July 16, 2022, San Marcos, Calif.
Socata TB-21 Trinidad TC
At 1817 Pacific time, the airplane was substantially damaged when it was landed on a road following a partial engine-power loss. The pilot and passenger were not injured; two people on the ground suffered minor injuries.
The pilot picked up the airplane following an annual inspection and added fuel for a total of about 56 gallons aboard. He then flew around the pattern and landed, shutdown and then picked up a passenger for a cross-country flight to reposition the airplane. Thirty minutes after departure and while in cruise at 6500 feet msl, the engine lost partial power. The pilot diverted to a nearby airport but was forced to land on a road when the flight could not reach the runway. The airplane struck a vehicle, separating the left wing from the fuselage. Two occupants of the vehicle received minor injuries.
July 17, 2022, Gold Hill, Colo.
Cessna T337G Turbo Skymaster
The airplane was destroyed at about 0938 Mountain time when it collided with terrain under unknown circumstances. The pilot and the three passengers were fatally injured.
Recorded ADS-B data show the airplane departing and proceeding westerly for about four minutes before a right turn to a northwesterly heading was initiated. By 0938:37, the airplane had climbed to 9500 feet msl. It then made a descending left turn to 8600 feet msl by 0938:46, followed by a right turn. The last recorded ADS-B data depicted the airplane at 8400 feet msl and about 579 feet northeast of the accident site.
July 25, 2022, Tryon, Neb.
Van’s RV-9A Experimental
At 0839 Central time, the airplane was destroyed when it collided with terrain after apparently descending out of control. The pilot and student pilot-rated passenger were fatally injured.
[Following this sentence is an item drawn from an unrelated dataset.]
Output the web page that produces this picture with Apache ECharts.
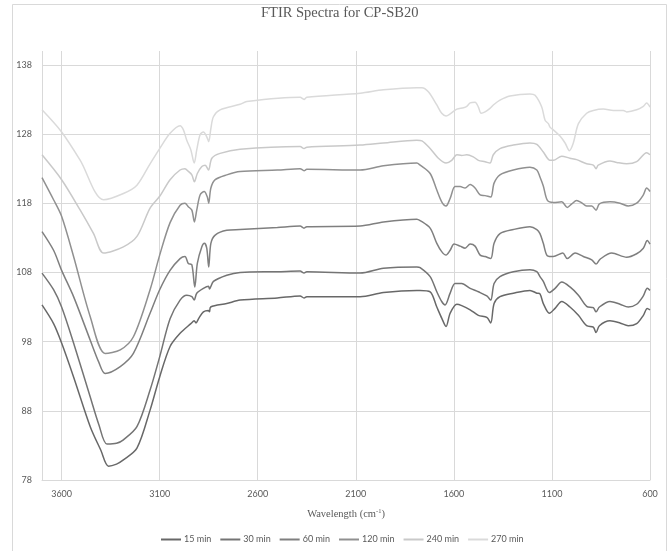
<!DOCTYPE html>
<html><head><meta charset="utf-8">
<script src="https://cdn.jsdelivr.net/npm/echarts@6/dist/echarts.min.js"></script>
<style>html,body{margin:0;padding:0;background:#fff}#c{width:668px;height:551px}</style>
</head><body><div id="c"></div>
<script>
const seriesNames = ['15 min','30 min','60 min','120 min','240 min','270 min'];
const xTicks = [600,1100,1600,2100,2600,3100,3600];
const yTicks = [78,88,98,108,118,128,138];

const s15 = [[3700,103.3],[3641,100.6],[3600,97.8],[3539,92.9],[3454,85.7],[3400,82.3],[3361,80.0],[3320,80.3],[3285,80.9],[3216,82.6],[3149,88.1],[3100,92.9],[3047,97.3],[2996,99.2],[2941,100.6],[2924,101.0],[2915,100.7],[2900,101.4],[2877,102.3],[2852,102.5],[2846,102.3],[2840,103.0],[2758,103.5],[2690,104.0],[2500,104.3],[2384,104.6],[2364,104.3],[2350,104.5],[2078,104.5],[1959,105.1],[1789,105.4],[1772,105.4],[1721,105.2],[1687,103.0],[1662,101.4],[1640,100.2],[1619,102.1],[1585,103.4],[1560,103.2],[1517,102.6],[1475,101.8],[1432,101.5],[1412,100.7],[1395,103.5],[1365,104.5],[1297,105.0],[1212,105.4],[1177,105.0],[1161,104.9],[1144,103.5],[1113,102.1],[1084,102.8],[1050,103.8],[1008,103.0],[965,101.8],[923,100.3],[889,100.1],[875,99.3],[858,100.3],[804,101.0],[753,100.7],[711,100.3],[668,100.6],[634,101.8],[614,102.8],[600,102.6]];

const s30 = [[3700,107.9],[3641,105.5],[3600,103.0],[3539,97.8],[3454,90.0],[3410,86.0],[3369,83.2],[3320,83.3],[3285,83.8],[3216,85.7],[3149,91.0],[3100,95.8],[3047,101.3],[2996,104.0],[2962,104.7],[2936,104.5],[2924,104.0],[2911,105.0],[2877,105.7],[2851,106.0],[2846,105.6],[2826,106.7],[2758,107.6],[2690,108.0],[2500,108.1],[2384,108.2],[2364,107.9],[2350,108.1],[2078,107.9],[1959,108.6],[1789,108.8],[1772,108.7],[1721,107.4],[1687,105.2],[1662,103.8],[1645,103.3],[1619,105.0],[1594,106.4],[1560,106.4],[1517,105.7],[1475,105.2],[1432,104.6],[1412,104.0],[1395,106.4],[1365,107.4],[1297,108.1],[1212,108.4],[1177,108.1],[1161,107.4],[1144,106.7],[1113,105.1],[1084,105.7],[1050,106.6],[1008,105.9],[965,104.7],[923,103.1],[889,102.9],[875,102.3],[858,103.0],[804,103.8],[753,103.4],[711,103.0],[668,103.4],[634,104.6],[614,105.7],[600,105.4]];

const s60 = [[3700,113.9],[3641,111.2],[3600,108.3],[3539,104.5],[3454,98.2],[3410,95.0],[3378,93.4],[3301,94.4],[3234,96.3],[3149,102.1],[3100,105.5],[3047,108.3],[2996,110.0],[2971,110.3],[2954,109.3],[2936,109.1],[2921,105.9],[2908,109.3],[2885,111.7],[2872,112.2],[2860,111.5],[2850,108.8],[2839,112.2],[2817,113.4],[2758,114.1],[2690,114.2],[2500,114.5],[2384,114.7],[2364,114.4],[2350,114.6],[2078,114.7],[1959,115.3],[1789,115.7],[1772,115.5],[1721,114.4],[1687,112.2],[1662,111.0],[1640,110.5],[1619,111.2],[1599,112.1],[1568,111.8],[1543,111.5],[1517,112.1],[1492,111.8],[1466,110.5],[1441,110.3],[1412,110.0],[1395,112.2],[1365,113.6],[1297,114.2],[1212,114.6],[1177,114.2],[1161,113.6],[1144,112.2],[1123,110.4],[1093,110.3],[1045,110.8],[1022,110.0],[982,110.8],[940,110.3],[897,109.8],[875,109.2],[855,109.9],[795,110.8],[719,110.2],[668,110.7],[634,111.5],[614,112.6],[600,112.1]];

const s120 = [[3700,121.7],[3641,118.5],[3600,116.1],[3539,110.3],[3454,101.6],[3378,96.3],[3301,96.8],[3234,98.7],[3149,105.5],[3100,110.5],[3047,115.2],[2996,117.7],[2971,118.0],[2954,117.5],[2936,117.0],[2923,115.3],[2911,117.0],[2894,119.2],[2873,119.7],[2857,118.9],[2850,118.0],[2839,120.2],[2817,121.4],[2758,122.1],[2690,122.6],[2500,122.8],[2384,123.0],[2364,122.7],[2350,122.9],[2078,122.8],[1959,123.4],[1789,123.8],[1772,123.5],[1721,122.3],[1687,119.9],[1662,118.2],[1640,117.6],[1619,118.7],[1594,120.4],[1568,120.4],[1543,120.2],[1517,120.7],[1492,120.2],[1466,119.2],[1441,119.1],[1412,118.9],[1395,120.9],[1365,122.1],[1297,122.8],[1212,123.2],[1177,122.8],[1161,121.8],[1144,120.5],[1123,118.4],[1093,118.1],[1050,118.2],[1022,117.4],[999,117.9],[974,118.4],[950,118.1],[923,117.6],[897,117.6],[875,117.0],[858,117.9],[804,118.2],[753,118.0],[711,117.6],[668,118.0],[634,119.2],[617,120.2],[600,119.7]];

const s240 = [[3700,125.0],[3600,121.4],[3505,117.0],[3437,113.6],[3386,110.8],[3285,111.7],[3216,113.2],[3149,117.3],[3100,119.0],[3047,121.4],[2996,122.8],[2971,123.0],[2954,122.6],[2936,122.1],[2923,121.1],[2908,122.3],[2885,123.3],[2868,123.5],[2851,122.8],[2834,124.5],[2792,125.2],[2690,125.8],[2384,126.2],[2364,125.9],[2350,126.1],[2078,126.4],[1959,126.7],[1789,127.1],[1763,127.0],[1721,125.9],[1679,124.5],[1640,123.8],[1611,124.2],[1585,125.0],[1560,124.9],[1534,125.0],[1501,124.7],[1475,124.2],[1441,124.0],[1416,123.8],[1399,125.0],[1365,125.9],[1297,126.4],[1212,126.7],[1177,126.5],[1144,125.4],[1110,124.2],[1093,124.2],[1050,124.8],[1008,124.5],[974,124.3],[923,123.7],[889,123.5],[875,123.0],[864,123.5],[804,124.1],[770,123.9],[719,123.7],[668,124.0],[617,125.3],[600,125.0]];

const s270 = [[3700,131.5],[3600,128.3],[3505,124.2],[3386,118.5],[3285,119.4],[3216,120.6],[3149,123.7],[3100,125.9],[3047,128.1],[2996,129.2],[2979,128.6],[2962,127.1],[2941,125.7],[2924,123.8],[2911,125.7],[2894,127.9],[2877,128.3],[2860,127.6],[2850,126.9],[2839,128.8],[2826,130.5],[2792,131.5],[2690,132.3],[2656,132.7],[2384,133.3],[2364,133.0],[2350,133.3],[2078,133.9],[1959,134.4],[1789,134.7],[1763,134.7],[1730,134.1],[1687,132.2],[1662,131.0],[1640,130.6],[1619,130.9],[1585,131.6],[1551,131.8],[1534,132.0],[1517,132.5],[1492,132.6],[1475,131.9],[1461,131.0],[1441,131.2],[1416,131.7],[1399,132.2],[1365,132.9],[1314,133.5],[1212,133.8],[1186,133.6],[1152,131.9],[1135,130.0],[1118,129.5],[1110,129.0],[1093,128.6],[1059,127.7],[1033,126.7],[1011,125.6],[991,126.7],[965,129.5],[923,131.0],[889,131.4],[838,131.6],[787,131.4],[736,131.4],[719,131.2],[668,131.5],[634,132.0],[617,132.5],[600,131.9]];

const seriesData = [s15, s30, s60, s120, s240, s270];
const colors = ['#686868','#747474','#7f7f7f','#909090','#c9c9c9','#dadada'];

const chart = echarts.init(document.getElementById('c'), null, {renderer: 'canvas'});
const labelFont = {fontFamily: 'Lato', fontSize: 9, color: '#595959'};
chart.setOption({
  animation: false,
  backgroundColor: '#ffffff',
  title: {
    text: 'FTIR Spectra for CP-SB20', left: 261, top: 6, padding: 0,
    textStyle: {fontFamily: 'Liberation Serif', fontSize: 14.5, fontWeight: 'normal', color: '#595959'}
  },
  graphic: [{
    type: 'rect', silent: true, z: -10,
    shape: {x: 12.5, y: 4.5, width: 654, height: 600},
    style: {fill: 'none', stroke: '#d9d9d9', lineWidth: 1}
  }],
  legend: {
    data: seriesNames, left: 161, top: 535, padding: 0,
    icon: 'rect', itemWidth: 20, itemHeight: 2, itemGap: 9,
    textStyle: Object.assign({padding: [0, 0, 0, -2]}, labelFont)
  },
  grid: {left: 42, right: 18, top: 51, bottom: 71},
  xAxis: {
    type: 'value', inverse: true, min: 600, max: 3700, interval: 500,
    name: '{a|Wavelength (cm}{b|-1}{a|)}', nameLocation: 'middle', nameGap: 28,
    nameTextStyle: {
      rich: {
        a: {fontFamily: 'Liberation Serif', fontSize: 10.5, color: '#595959', lineHeight: 13},
        b: {fontFamily: 'Liberation Serif', fontSize: 6.5, color: '#595959', verticalAlign: 'top', lineHeight: 13}
      }
    },
    axisLine: {show: true, lineStyle: {color: '#d9d9d9', width: 1}},
    axisTick: {show: false},
    axisLabel: Object.assign({margin: 10, formatter: v => xTicks.indexOf(v) >= 0 ? String(v) : ''}, labelFont),
    splitLine: {show: true, lineStyle: {color: '#d9d9d9', width: 1}}
  },
  yAxis: {
    type: 'value', min: 78, max: 140, interval: 10,
    axisLine: {show: false},
    axisTick: {show: false},
    axisLabel: Object.assign({margin: 10, formatter: v => yTicks.indexOf(v) >= 0 ? String(v) : ''}, labelFont),
    splitLine: {show: true, showMaxLine: false, lineStyle: {color: '#d9d9d9', width: 1}}
  },
  series: seriesNames.map((n, i) => ({
    name: n, type: 'line', data: seriesData[i], showSymbol: false, symbol: 'none',
    smooth: 0.3, color: colors[i], lineStyle: {color: colors[i], width: 1.5}, z: 2
  }))
});
</script></body></html>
Radar and ATC recordings show the flight took off at about 0715 and flew northeast toward its intended destination at 9500 feet msl while receiving VFR flight following services. Sometime later, the pilot reported climbing through 11,500 feet. He advised ATC they were trying to remain clear of clouds and requested assistance in finding visual conditions as they climbed. Shortly after the pilot reported climbing through 12,300 feet and still in the “soup,” radar data show the airplane descending through 7600 feet. There was no response to ATC’s calls.
July 29, 2022, Raeford, N.C.
CASA C-212 Aviocar
The airplane was substantially damaged in a hard landing and subsequent emergency landing at about 1404 Eastern time. The pilot-in-command (PIC) was not injured; the second-in-command (SIC) sustained fatal injuries.
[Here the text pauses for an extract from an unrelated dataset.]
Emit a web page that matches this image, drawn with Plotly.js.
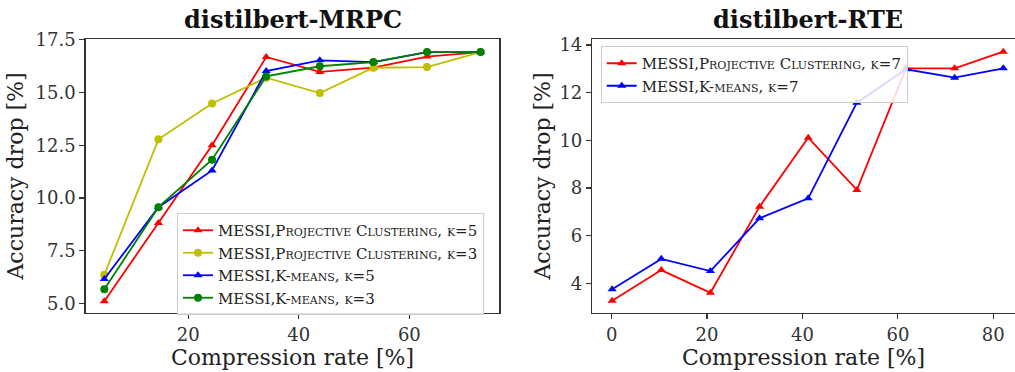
<!DOCTYPE html>
<html>
<head>
<meta charset="utf-8">
<script src="https://cdn.plot.ly/plotly-3.0.1.min.js"></script>
<style>html,body{margin:0;padding:0;background:#fff;}</style>
</head>
<body>
<div id="chart" style="width:1015px;height:372px;"></div>
<script>
// ---- data: distilbert-MRPC ----
const mrpcRate = [4.8, 14.6, 24.3, 34.1, 43.8, 53.5, 63.2, 72.9];
const mrpcPcK5 = [5.12, 8.82, 12.5, 16.68, 15.97, 16.17, 16.7, 16.91];
const mrpcPcK3 = [6.37, 12.78, 14.48, 15.7, 14.97, 16.17, 16.2, 16.91];
const mrpcKmK5 = [6.17, 9.57, 11.31, 16.01, 16.52, 16.44, 16.91, 16.91];
const mrpcKmK3 = [5.68, 9.57, 11.82, 15.76, 16.24, 16.44, 16.91, 16.91];
// ---- data: distilbert-RTE ----
const rteRate = [0.1, 10.4, 20.7, 31.0, 41.2, 51.4, 61.7, 71.9, 82.1];
const rtePcK7 = [3.27, 4.56, 3.61, 7.22, 10.11, 7.92, 13.02, 13.02, 13.72];
const rteKmK7 = [3.76, 5.03, 4.52, 6.73, 7.57, 11.58, 12.98, 12.63, 13.02];
// ---- labels ----
const titles = ['distilbert-MRPC', 'distilbert-RTE'];
const xLabel = 'Compression rate [%]';
const yLabel = 'Accuracy drop [%]';
const names = {
  pc5: 'MESSI,Projective Clustering, κ=5',
  pc3: 'MESSI,Projective Clustering, κ=3',
  km5: 'MESSI,K-means, κ=5',
  km3: 'MESSI,K-means, κ=3',
  pc7: 'MESSI,Projective Clustering, κ=7',
  km7: 'MESSI,K-means, κ=7'
};
const mrpcXTicks = [20, 40, 60];
const mrpcYTicks = [5, 7.5, 10, 12.5, 15, 17.5];
const rteXTicks = [0, 20, 40, 60, 80];
const rteYTicks = [4, 6, 8, 10, 12, 14];

const RED = '#ff0000', YEL = '#bfbf00', BLU = '#0000ff', GRN = '#008000';
const serif = 'DejaVu Serif, Liberation Serif, serif';

function tr(x, y, name, color, sym, xa, ya, leg) {
  return {
    x: x, y: y, name: name, type: 'scatter', mode: 'lines+markers',
    line: {color: color, width: 1.8},
    marker: {color: color, symbol: sym, size: 8},
    xaxis: xa, yaxis: ya, legend: leg
  };
}

const data = [
  tr(mrpcRate, mrpcPcK5, names.pc5, RED, 'triangle-up', 'x', 'y', 'legend'),
  tr(mrpcRate, mrpcPcK3, names.pc3, YEL, 'circle', 'x', 'y', 'legend'),
  tr(mrpcRate, mrpcKmK5, names.km5, BLU, 'triangle-up', 'x', 'y', 'legend'),
  tr(mrpcRate, mrpcKmK3, names.km3, GRN, 'circle', 'x', 'y', 'legend'),
  tr(rteRate, rtePcK7, names.pc7, RED, 'triangle-up', 'x2', 'y2', 'legend2'),
  tr(rteRate, rteKmK7, names.km7, BLU, 'triangle-up', 'x2', 'y2', 'legend2')
];

const W = 1015, H = 372;
const yDom = [1 - 313 / H, 1 - 39 / H];
const axCommon = {
  showgrid: false, zeroline: false, showline: true, linecolor: '#333', linewidth: 1.2,
  ticks: 'outside', ticklen: 5, tickcolor: '#333', tickwidth: 1.2,
  tickfont: {family: serif, size: 18, color: '#333'}
};
const legCommon = {
  xanchor: 'left', yanchor: 'top', bgcolor: 'rgba(255,255,255,0.85)',
  bordercolor: '#cccccc', borderwidth: 1, itemwidth: 30,
  font: {family: serif, size: 15, variant: 'small-caps', color: '#222'}
};

const layout = {
  width: W, height: H,
  margin: {l: 0, r: 0, t: 0, b: 0},
  paper_bgcolor: '#fff', plot_bgcolor: '#fff',
  showlegend: true,
  xaxis: Object.assign({}, axCommon, {
    domain: [85.5 / W, 499.4 / W], range: [1.4, 76.3], tickvals: mrpcXTicks, mirror: true, anchor: 'y',
    title: {text: xLabel, font: {family: serif, size: 22, color: '#222'}, standoff: 0}
  }),
  yaxis: Object.assign({}, axCommon, {
    domain: yDom, range: [4.56, 17.53], tickvals: mrpcYTicks, tickformat: '.1f', mirror: true, anchor: 'x',
    title: {text: yLabel, font: {family: serif, size: 22, color: '#222'}, standoff: 6}
  }),
  xaxis2: Object.assign({}, axCommon, {
    domain: [592.1 / W, 1], range: [-4.1, 84.55], tickvals: rteXTicks, mirror: true, anchor: 'y2',
    title: {text: xLabel, font: {family: serif, size: 22, color: '#222'}, standoff: 0}
  }),
  yaxis2: Object.assign({}, axCommon, {
    domain: yDom, range: [2.76, 14.25], tickvals: rteYTicks, mirror: false, anchor: 'x2',
    title: {text: yLabel, font: {family: serif, size: 22, color: '#222'}, standoff: 2}
  }),
  legend: Object.assign({}, legCommon, {x: 177 / W, y: 1 - 213 / H}),
  legend2: Object.assign({}, legCommon, {x: 600.7 / W, y: 1 - 46 / H}),
  annotations: [
    {text: '<b>' + titles[0] + '</b>', xref: 'paper', yref: 'paper', x: 292.5 / W, y: 1 - 20 / H,
     xanchor: 'center', yanchor: 'middle', showarrow: false, font: {family: serif, size: 24, color: '#111'}},
    {text: '<b>' + titles[1] + '</b>', xref: 'paper', yref: 'paper', x: 807.5 / W, y: 1 - 20 / H,
     xanchor: 'center', yanchor: 'middle', showarrow: false, font: {family: serif, size: 24, color: '#111'}}
  ]
};

Plotly.newPlot('chart', data, layout, {displayModeBar: false, staticPlot: true});
</script>
</body>
</html>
Earlier, while the SIC was attempting to land, a hard landing ensued, shearing off the right main landing gear. The PIC elected to divert to a nearby airport. About 20 minutes into the diversion, the SIC became visibly upset about the hard landing, soon opened his side window and “may have gotten sick.” The SIC then lowered the airplane’s rear ramp, indicating he “felt like he was going to be sick and needed air.” The SIC left his seat, removed his headset, “apologized and departed the airplane via the aft ramp door.”
The PIC turned the airplane right to search for the SIC and notified ATC his SIC had departed the airplane without a parachute. He then proceeded to the divert airport, performed a low approach and then an emergency landing, with the airplane coming to rest upright in the grass beside the runway.